Written exercise
Each line in the material below, starting at the one with "Give me the Chart.js source for this chart." and ending at the one with "const barColors = ['#FBB03F', '#C14C34', '#FBB03F', '#C14C34'];", is to be reproduced exactly; no picture is to be copied.

....................

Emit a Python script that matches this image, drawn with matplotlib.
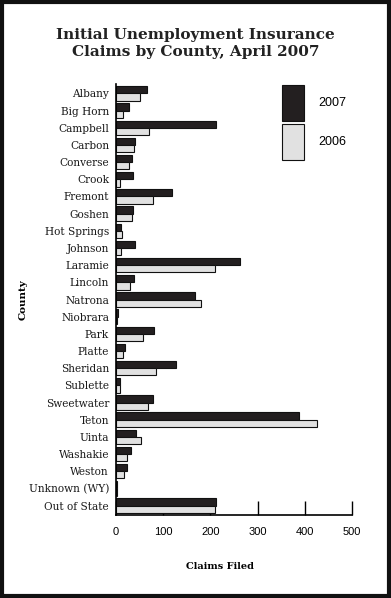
import matplotlib
matplotlib.use("Agg")
import matplotlib.pyplot as plt
import numpy as np
from matplotlib.patches import Rectangle

counties = ["Albany", "Big Horn", "Campbell", "Carbon", "Converse", "Crook", "Fremont",
            "Goshen", "Hot Springs", "Johnson", "Laramie", "Lincoln", "Natrona", "Niobrara",
            "Park", "Platte", "Sheridan", "Sublette", "Sweetwater", "Teton", "Uinta",
            "Washakie", "Weston", "Unknown (WY)", "Out of State"]
claims_2007 = [66, 28, 211, 41, 34, 36, 119, 36, 11, 41, 263, 39, 168, 4, 81, 20, 128, 9, 79,
               387, 43, 32, 24, 2, 212]
claims_2006 = [50, 14, 70, 38, 27, 8, 78, 34, 12, 10, 209, 29, 179, 2, 57, 14, 84, 8, 67,
               425, 53, 23, 17, 3, 209]
xticks = [0, 100, 200, 300, 400, 500]

fig = plt.figure(figsize=(3.91, 5.98), dpi=100)
ax = fig.add_axes([0.2967, 0.1388, 0.6036, 0.7207])

y = np.arange(len(counties))
h = 0.42
ax.barh(y - h / 2, claims_2007, height=h, color="#231f20", edgecolor="#111111",
        linewidth=0.8, label="2007", zorder=3)
ax.barh(y + h / 2, claims_2006, height=h, color="#e1e1e1", edgecolor="#111111",
        linewidth=0.8, label="2006", zorder=3)

ax.set_ylim(len(counties) - 0.45, -0.55)
ax.set_xlim(0, 500)
ax.set_yticks(y)
ax.set_yticklabels(counties, family="DejaVu Serif", fontsize=7.6, color="#1a1a1a")
ax.tick_params(axis="y", length=0, pad=5)
ax.set_xticks(xticks)
ax.set_xticklabels([str(t) for t in xticks], family="Liberation Sans", fontsize=8)
ax.tick_params(axis="x", direction="in", length=10, width=1, pad=9, zorder=5)
for s in ["top", "right"]:
    ax.spines[s].set_visible(False)
for s in ["left", "bottom"]:
    ax.spines[s].set_linewidth(1.2)
    ax.spines[s].set_zorder(5)

ax.set_xlabel("Claims Filed", family="DejaVu Serif", fontweight="bold", fontsize=7)
ax.xaxis.set_label_coords(0.44, -0.108)
ax.set_ylabel("County", family="DejaVu Serif", fontweight="bold", fontsize=7.5)
ax.yaxis.set_label_coords(-0.373, 0.5)

leg = ax.legend(loc="upper left", bbox_to_anchor=(0.655, 1.024), frameon=False,
                prop={"family": "Liberation Sans", "size": 9},
                handlelength=1.75, handleheight=4.1, labelspacing=0.2, handletextpad=1.2)

fig.text(0.5, 0.927, "Initial Unemployment Insurance\nClaims by County, April 2007",
         ha="center", va="center", family="DejaVu Serif", fontweight="bold", fontsize=11,
         linespacing=1.25, color="#222222")

fig.patches.append(Rectangle((0.006, 0.004), 0.988, 0.992, transform=fig.transFigure,
                             fill=False, edgecolor="#111111", linewidth=3))

fig.savefig("out.png", dpi=100)
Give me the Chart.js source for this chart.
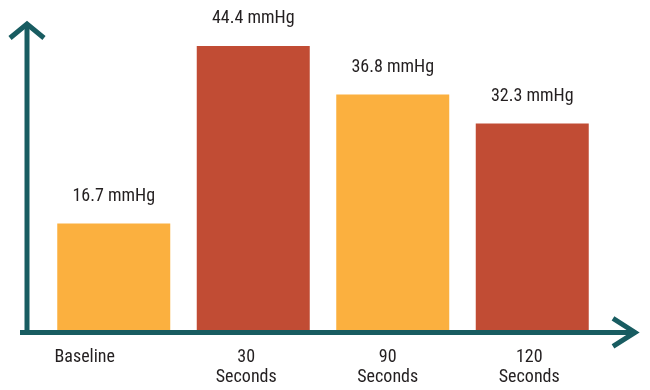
<!DOCTYPE html>
<html>
<head>
<meta charset="utf-8">
<script src="https://cdn.jsdelivr.net/npm/chart.js@4"></script>
<style>
  html, body { margin: 0; padding: 0; background: #fff; }
  #wrap { width: 650px; height: 390px; position: relative; }
</style>
</head>
<body>
<div id="wrap"><canvas id="chart"></canvas></div>
<script>
// Chart data
const categories = [['Baseline'], ['30', 'Seconds'], ['90', 'Seconds'], ['120', 'Seconds']];
const pressures = [16.7, 44.4, 36.8, 32.3];
const unit = 'mmHg';
const barColors = ['#FBB03F', '#C14C34', '#FBB03F', '#C14C34'];

const AXIS = '#185C61';
const TEXT = '#231F20';
const FONT = '"Roboto Condensed", "Liberation Sans", Arial, sans-serif';
// the category labels in the original sit a little left of their bars
const labelShift = [-29, -7, -5, -3];

// Draws the arrow axes, the category labels and the value labels
const decorations = {
  id: 'decorations',
  afterDatasetsDraw(chart) {
    const { ctx, chartArea } = chart;
    const bottom = chartArea.bottom + 2;
    ctx.save();
    ctx.strokeStyle = AXIS;
    ctx.lineWidth = 5;
    ctx.lineCap = 'butt';
    ctx.lineJoin = 'miter';

    // vertical axis
    ctx.beginPath();
    ctx.moveTo(27, bottom + 2.5);
    ctx.lineTo(27, 24);
    ctx.stroke();
    ctx.beginPath();
    ctx.moveTo(10, 38);
    ctx.lineTo(27, 24);
    ctx.lineTo(44, 38);
    ctx.stroke();

    // horizontal axis
    ctx.beginPath();
    ctx.moveTo(20, bottom);
    ctx.lineTo(635, bottom);
    ctx.stroke();
    ctx.beginPath();
    ctx.moveTo(613, bottom - 14);
    ctx.lineTo(635, bottom);
    ctx.lineTo(613, bottom + 14);
    ctx.stroke();

    ctx.fillStyle = TEXT;
    ctx.font = '18px ' + FONT;
    ctx.textAlign = 'center';
    ctx.textBaseline = 'middle';

    // category labels under the axis
    const xScale = chart.scales.x;
    categories.forEach((lines, i) => {
      const x = xScale.getPixelForValue(i) + labelShift[i];
      lines.forEach((line, j) => {
        ctx.fillText(line, x, bottom + 25 + j * 20);
      });
    });

    // value labels
    chart.getDatasetMeta(0).data.forEach((bar, i) => {
      ctx.fillText(pressures[i].toFixed(1) + ' ' + unit, bar.x, bar.y - 27);
    });
    ctx.restore();
  }
};

new Chart(document.getElementById('chart'), {
  type: 'bar',
  data: {
    labels: categories,
    datasets: [{
      data: pressures,
      backgroundColor: barColors,
      borderWidth: 0,
      categoryPercentage: 1,
      barPercentage: 0.81,
    }],
  },
  options: {
    responsive: true,
    maintainAspectRatio: false,
    animation: false,
    layout: { padding: { left: 44, right: 48, top: 10, bottom: -12 } },
    plugins: { legend: { display: false }, tooltip: { enabled: false } },
    scales: {
      x: {
        grid: { display: false, drawTicks: false },
        border: { display: false },
        ticks: {
          // keeps the space for the labels; the plugin paints them
          color: 'rgba(0,0,0,0)',
          font: { family: FONT, size: 18, lineHeight: 1.1 },
          padding: 16,
          maxRotation: 0,
        },
      },
      y: {
        display: false,
        min: 0,
        max: 50,
      },
    },
  },
  plugins: [decorations],
});
</script>
</body>
</html>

....................

Reply to the exercise
Give me the Chart.js source for this chart.
<!DOCTYPE html>
<html>
<head>
<meta charset="utf-8">
<script src="https://cdn.jsdelivr.net/npm/chart.js@4"></script>
<style>
  html, body { margin: 0; padding: 0; background: #fff; }
  #wrap { width: 650px; height: 390px; position: relative; }
</style>
</head>
<body>
<div id="wrap"><canvas id="chart"></canvas></div>
<script>
// Chart data
const categories = [['Baseline'], ['30', 'Seconds'], ['90', 'Seconds'], ['120', 'Seconds']];
const pressures = [16.7, 44.4, 36.8, 32.3];
const unit = 'mmHg';
const barColors = ['#FBB03F', '#C14C34', '#FBB03F', '#C14C34'];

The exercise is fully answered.